The Steep Price of No Hair in a Modified Loop Quantum Cosmology

TL;DR

This paper investigates the effects of a modified loop quantum cosmology model (mLQC-I) on anisotropic Bianchi-I spacetimes, revealing an emergent de Sitter phase that dampens anisotropy but prevents the universe from becoming truly classical, with the mechanism being non-generic.

Contribution

It extends the analysis of mLQC-I to anisotropic spacetimes, clarifying the origin and limitations of quantum shear damping mechanisms in this model.

Findings

Emergent de Sitter phase dampens anisotropic shear.

Universe remains non-classical post-bounce.

Isotropization mechanism is non-generic.

Abstract

A specific loop quantum cosmology model, mLQC-I, motivated by Thiemann's regularization of the Hamiltonian constraint, leads to the resolution of the big bang singularity and bounce in the isotropic setting, in which either the pre-bounce or post-bounce epoch is necessarily characterized by an emergent Planckian de Sitter phase. In this work we explore the Planckian physics of this mLQC-I prescription for the Bianchi-I spacetimes.
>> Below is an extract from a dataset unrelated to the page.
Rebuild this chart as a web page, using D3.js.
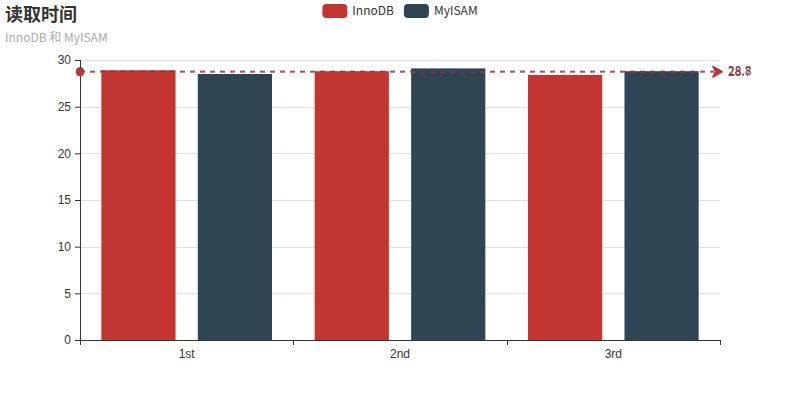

We show that as in the isotropic model, there exists an emergent de Sitter phase which naturally dampens anisotropic shear and removes cosmic hair. However, this isotropization comes at a steep price: although a macroscopic post-bounce regime is achieved, the universe never becomes truly classical. We further demonstrate that this isotropization mechanism is non-generic. These results help clarify and reinterpret recent results by Gan et al. [1] that, in anisotropic mLQC-I, quantum gravity effects generically damp anisotropic shear in a way that is independent of initial conditions and the matter content, and that this anisotropic shear damping mechanism arises from a novel quantum gravity effect. Our work explains the origin of this mechanism and its limitations in the mLQC-I model.